The Gippsland region in Victoria was one of the worst hit. Elders’ Gippsland Area Manager Colin Lane was on the ground defending his home from fire and says the damage has been extensive.
“Every road that leads out of East Gippsland has been affected and most towns have been impacted or under threat,” Mr Lane said.
But despite the community being tired, and Christmas feeling like years ago, Colin said morale remains high and the community is getting on with the challenge of recovery.
“Once the fires had eased, we moved to get 120 loads of hay to go into remote areas and directly onto farms – and coming up we will be working with BlazeAid to bring together a team of Elders people and volunteers on-farm for two to three-day stints.”
However, Mr Lane said the biggest challenge will be maintaining the livelihood of each business in the region.
“Farmers are resilient and there’s opportunities to help farmers day-to-day with their families, but it’s the small businesses in town that are going to fold and walk away.”
For areas heavily reliant on tourism, the fires couldn’t have come at a worse time with many small businesses losing up to 80 per cent of their usually significant summer trade.

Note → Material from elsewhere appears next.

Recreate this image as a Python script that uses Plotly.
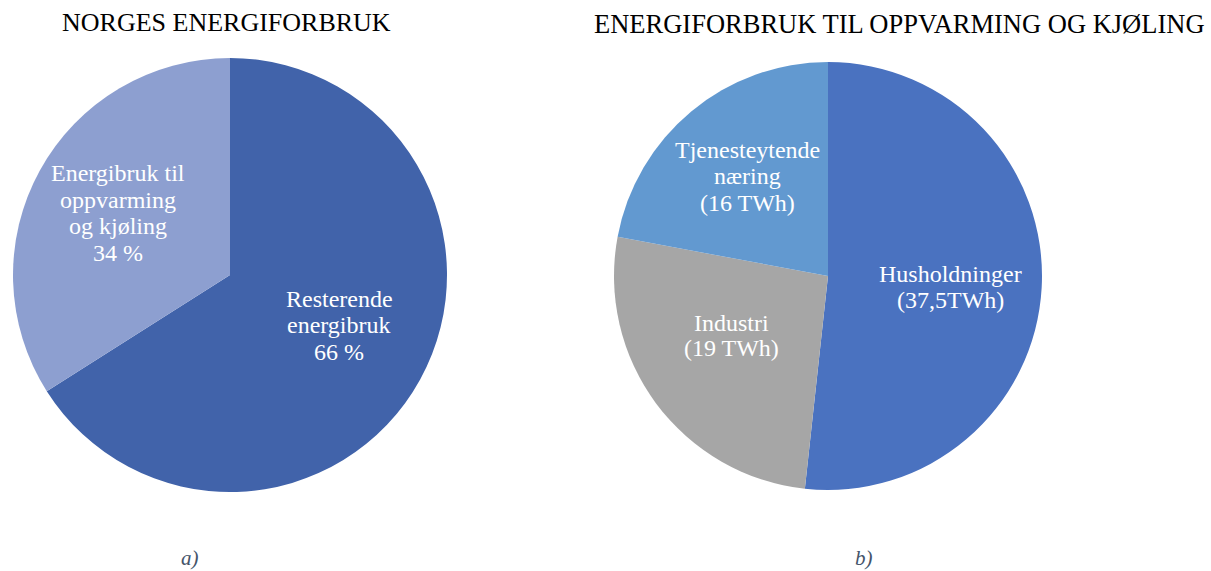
import plotly.graph_objects as go

# Data
left_labels = ["Resterende energibruk", "Energibruk til oppvarming og kjøling"]
left_values = [66, 34]
left_text_lines = [["Resterende", "energibruk", "66 %"],
                   ["Energibruk til", "oppvarming", "og kjøling", "34 %"]]
left_colors = ["#4163aa", "#8d9fd0"]

right_labels = ["Husholdninger", "Industri", "Tjenesteytende næring"]
right_values = [37.5, 19, 16]
right_text_lines = [["Husholdninger", "(37,5TWh)"],
                    ["Industri", "(19 TWh)"],
                    ["Tjenesteytende", "næring", "(16 TWh)"]]
right_colors = ["#4a72c0", "#a6a6a6", "#6299d0"]

W, H = 1211, 571
SERIF = "Liberation Serif, Times New Roman, serif"

fig = go.Figure()
fig.add_trace(go.Pie(
    labels=left_labels, values=left_values, sort=False, direction="clockwise", rotation=0,
    marker=dict(colors=left_colors, line=dict(width=0)), textinfo="none", hoverinfo="label+percent",
    domain=dict(x=[(230 - 217) / W, (230 + 217) / W], y=[(H - 492) / H, (H - 58) / H]),
    showlegend=False,
))
fig.add_trace(go.Pie(
    labels=right_labels, values=right_values, sort=False, direction="clockwise", rotation=0,
    marker=dict(colors=right_colors, line=dict(width=0)), textinfo="none", hoverinfo="label+value",
    domain=dict(x=[(828 - 214) / W, (828 + 214) / W], y=[(H - 490) / H, (H - 62) / H]),
    showlegend=False,
))

def px_ann(x, y, text, size=24, color="white", italic=False):
    fig.add_annotation(
        x=x / W, y=1 - y / H, xref="paper", yref="paper", text=text, showarrow=False,
        xanchor="center", yanchor="middle", align="center",
        font=dict(family=SERIF, size=size, color=color, style="italic" if italic else "normal"),
    )

def block(x, y0, lines, step=26.5, size=24):
    for i, line in enumerate(lines):
        px_ann(x, y0 + i * step, line, size=size)

# Slice labels
block(339, 299, left_text_lines[0])
block(118, 173, left_text_lines[1])
block(950, 274, right_text_lines[0], step=25.5)
block(731, 323, right_text_lines[1], step=24.5)
block(748, 150, right_text_lines[2], step=26.5)

# Titles
px_ann(226, 23, "NORGES ENERGIFORBRUK", size=26, color="black")
px_ann(900, 24, "ENERGIFORBRUK TIL OPPVARMING OG KJØLING", size=26.5, color="black")

# Sub-captions
px_ann(190, 558, "a)", size=21, color="#44546a", italic=True)
px_ann(864, 558, "b)", size=21, color="#44546a", italic=True)

fig.update_layout(
    width=W, height=H, margin=dict(l=0, r=0, t=0, b=0),
    paper_bgcolor="white", plot_bgcolor="white",
)
fig.write_html("out.html", config={"displayModeBar": False},
               post_script="document.body.style.margin='0';")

“Within the Gippsland district and through our connections with the Elders family, we have fundraised significant funds through rattling tins and social media drives – we are just doing all we can to get behind them.”
“On the ground, people are just getting on with it and just getting the job done.”
Moving across to South Australia, more than a third of Kangaroo Island was destroyed by fires in January.
Elders Kingscote Branch Manager Marty Kay said that overall people have been overwhelmingly positive. However, for those that have lost almost everything, the enormity of the task ahead is daunting.
“We felt quite helpless those first few days. We got a couple of hundred pairs of Rossi boots and we went out to people whose work boots had melted – we have tried to think functionally about how we can assist,” said Mr. Kay.
Many lost their own homes while out defending their neighbours’ and the close-knit nature of the community has meant those who avoided loss have been left with an impending sense of guilt over being spared from the fire’s wrath.
Recovery efforts are in full swing with 250 army troops helping to move trees, roll up fences, and remove burnt infrastructure. Neighbours and friends are pitching in to help those affected by burying livestock, putting up fencing, and providing much needed emotional support.
“Our biggest focus is to help the people affected get back into production, mainly for their mental health, so they’ve got a job to focus on each day and a structure that can begin to restore some sense of normality to their lives,” said Mr. Kay.
“I have lived and worked in a few regional communities but I reckon this would be one of the strongest ones I’ve ever seen. It’s amazing.”
Upper Murray River
The Upper Murray region in North East Victoria was one of the worst affected, with the Green Valley and Dunn’s Road fires joining up to destroy nearly half-a-million hectares of forestry, farmland and private holdings.
Elders Albury Branch Manager Tony Killalea said losses have ranged from small grazing blocks to entire farming enterprises including infrastructure like Homes, sheds, stockyards, fencing and livestock, and the rebuilding task facing affected residents is enormous.
“Seeing that much ground burnt, it’s hard to see what didn’t get burnt. Bigger properties are somewhat more fluid in the rebuild process and seem to be able to bounce back but smaller land holders have a bigger task to recover and need more support,” Mr Killalea said.
With the Upper Murray area being highly populated and multiple communities being affected, particularly east of Albury, recovery efforts will need to be far-reaching and long lasting.
“The sheer magnitude of the fires requires a comprehensive community effort to get people back on their feet. Local and state government have been providing assistance, as well as individuals, organisations and rotaries who have banded together to organise charity and fundraising drives.”
Mr Killalea and his staff have been hands on deck throughout the early stages of the community rebuild, making sure they are always available to assist in whatever capacity is required.
“They’re helping out in any way possible. Some of our staff are even doing online applications for government grants for our clients due to power being out for up to three weeks” Mr. Killalea said.
“In the end this tragedy has enhanced friendships and relationships. They’re doing it for their friends, not just their client.”